Lawn

Rover in the Clover

Tired of those yellow dog pee spots in your lawn? Do you rush out every time your dog takes a wee and rinse abundantly with water to dilute the urine? 

Well, maybe you just have the wrong type of lawn! 

A clover lawn stays green, no matter how many dogs you have. Photo: http://www.gsheller.com

Try sowing clover. It makes a perfectly nice lawn, needs little mowing, remains green even during drought … and is highly resistant to dog pee. Like, it loves the stuff! 

So, dog owners, the next time you renovate your lawn, why not sow clover instead of lawn grass?

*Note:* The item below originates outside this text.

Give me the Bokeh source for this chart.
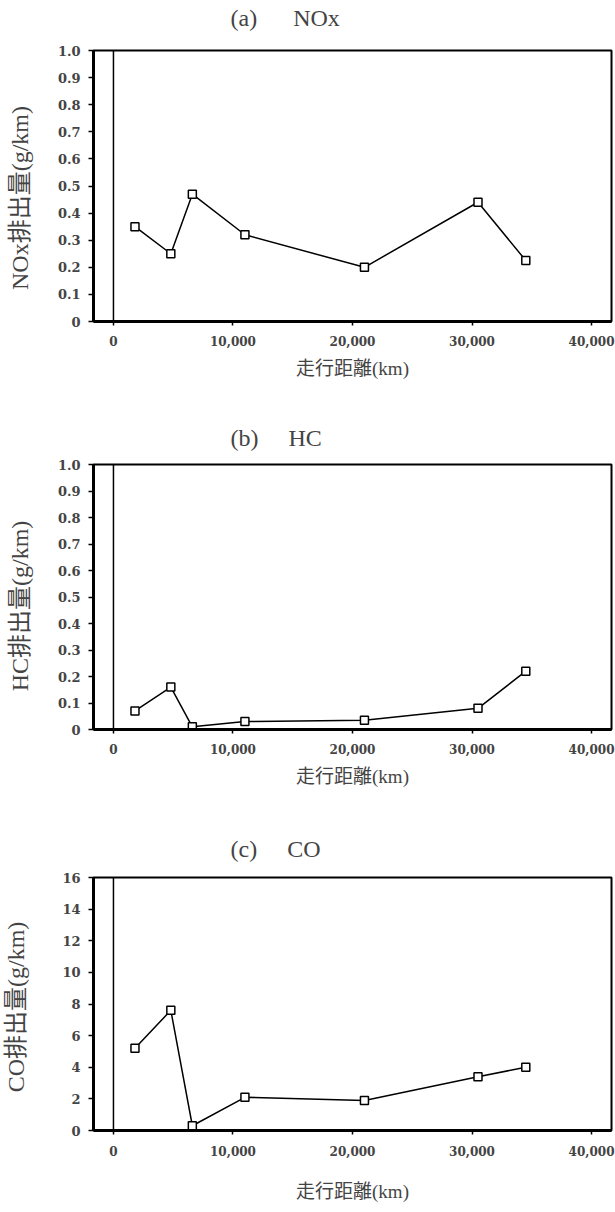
from bokeh.plotting import figure
from bokeh.models import (Range1d, FixedTicker, Span, NumeralTickFormatter,
                          PrintfTickFormatter, Title)
from bokeh.layouts import column
from bokeh.embed import file_html
from bokeh.resources import INLINE

# ---- data ----
distance_km = [1800, 4800, 6600, 11000, 21000, 30500, 34500]
nox = [0.35, 0.25, 0.47, 0.32, 0.20, 0.44, 0.225]
hc = [0.07, 0.16, 0.01, 0.03, 0.035, 0.08, 0.22]
co = [5.2, 7.6, 0.3, 2.1, 1.9, 3.4, 4.0]

x_ticks = [0, 10000, 20000, 30000, 40000]
frac_ticks = [0, 0.1, 0.2, 0.3, 0.4, 0.5, 0.6, 0.7, 0.8, 0.9, 1.0]
co_ticks = [0, 2, 4, 6, 8, 10, 12, 14, 16]

NB = "\u00a0"
titles = ["(a)" + NB * 6 + "NOx", "(b)" + NB * 5 + "HC", "(c)" + NB * 5 + "CO"]
ylabels = ["NOx排出量(g/km)", "HC排出量(g/km)", "CO排出量(g/km)"]
xlabel = "走行距離(km)"

SERIF = "'Liberation Serif', 'Noto Sans CJK JP'"
TICKFONT = "'DejaVu Serif'"


def panel(title, ylab, yvals, yticks, ymax, decimal, fh, btop, bbot,
          spacer, ylab_pad, ylab_standoff, tick_standoff, xlab_standoff):
    p = figure(width=615, height=btop + fh + bbot, output_backend="svg",
               toolbar_location=None,
               x_range=Range1d(-1670, 41670), y_range=Range1d(0, ymax),
               min_border_left=93, min_border_right=4,
               min_border_top=btop, min_border_bottom=bbot)
    p.frame_height = fh
    # spacer between frame and title
    p.add_layout(Title(text=NB, text_font_size=f"{spacer}px", standoff=0), "above")
    p.title.text = title
    p.title.align = "left"
    p.title.offset = 137
    p.title.text_font = SERIF
    p.title.text_font_size = "24px"
    p.title.text_font_style = "normal"
    p.title.text_line_height = 0.8
    p.title.standoff = 4
    p.grid.visible = False
    p.outline_line_color = "black"
    p.outline_line_width = 2
    p.background_fill_color = "white"
    p.border_fill_color = "white"

    xa = p.xaxis[0]
    xa.ticker = FixedTicker(ticks=x_ticks)
    xa.formatter = NumeralTickFormatter(format="0,0")
    xa.minor_tick_line_color = None
    xa.major_tick_in = 0
    xa.major_tick_out = 4
    xa.major_tick_line_width = 1.5
    xa.axis_line_width = 3
    xa.major_label_text_font = TICKFONT
    xa.major_label_text_font_size = "12px"
    xa.major_label_text_font_style = "bold"
    xa.major_label_standoff = tick_standoff
    xa.axis_label = xlabel
    xa.axis_label_text_font = SERIF
    xa.axis_label_text_font_size = "19px"
    xa.axis_label_text_font_style = "normal"
    xa.axis_label_standoff = xlab_standoff

    ya = p.yaxis[0]
    ya.ticker = FixedTicker(ticks=yticks)
    if decimal:
        ya.formatter = PrintfTickFormatter(format="%.1f")
        ya.major_label_overrides = {0: "0"}
    ya.minor_tick_line_color = None
    ya.major_tick_in = 0
    ya.major_tick_out = 5
    ya.major_tick_line_width = 1.5
    ya.axis_line_width = 3
    ya.major_label_text_font = TICKFONT
    ya.major_label_text_font_size = "13px"
    ya.major_label_text_font_style = "bold"
    ya.major_label_standoff = 8
    ya.axis_label = ylab + NB * ylab_pad
    ya.axis_label_text_font = SERIF
    ya.axis_label_text_font_size = "24px"
    ya.axis_label_text_font_style = "normal"
    ya.axis_label_standoff = ylab_standoff

    p.add_layout(Span(location=0, dimension="height", line_color="black",
                      line_width=1.5))
    p.line(distance_km, yvals, line_color="black", line_width=1.5)
    p.scatter(distance_km, yvals, marker="square", size=8,
              fill_color="white", line_color="black", line_width=1.5)
    return p


pa = panel(titles[0], ylabels[0], nox, frac_ticks, 1.0, True, 271, 48, 81, 14, 4, 22, 10, 9)
pb = panel(titles[1], ylabels[1], hc, frac_ticks, 1.0, True, 265, 62, 85, 9, 3, 22, 10, 9)
pc = panel(titles[2], ylabels[2], co, co_ticks, 16, False, 253, 63, 82, 11, 1, 30, 11, 22)

layout = column(pa, pb, pc, spacing=0)
open("out.html", "w").write(file_html(layout, INLINE))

Larry Hodgson is one of Canada’s best-known garden communicators. He has notably been editor-in-chief of HousePlant Magazine, Fleurs, Plantes et Jardins, À Fleur de Pot and Houseplant Forum magazines and is currently the garden correspondent for Le Soleil and radio garden commentator for CKIA-FM Radio. He has written for many garden publications in both the United States and Canada, including Canadian Gardening, Harrowsmith, Horticulture, Fine Gardening and Organic Gardening. He also speaks frequently to horticultural groups throughout Canada and the U.S. His book credits include The Garden Lover’s Guide to Canada, Complete Guide to Houseplants, Making the Most of Shade, Perennials for Every Purpose, Annuals for Every Purpose, and Houseplants for Dummies, as well as nearly 60 other titles in English and French. He is a past president of the Garden Writers Association (now Garden Communicators International) and the winner of the prestigious 2006 Garden Media Promoter Award offered by the Perennial Plant Association. He resides in Quebec City, Quebec, Canada.

6 comments on “Rover in the Clover

  1. Good advice and a chuckle – win/win. 🙂

  2. Ha! This stuff is rad. It gets used as a cover crop, but would make a good temporary lawn if only it wold be allowed to stay. Unfortunately, it never got popular here in California, probably because it want just as much water in summer as turf grass wants, and is likely to get bald spots after hot weather.

    • Definitely more a crop for cool climates.

      • The heat is not very bad here. The aridity, which makes the heat more tolerable for us, is the problem for clover, which prefers more humidity while warm.

      • It is nice while it lasts though. It is used as a cover crop, and is sometimes too pretty to till under.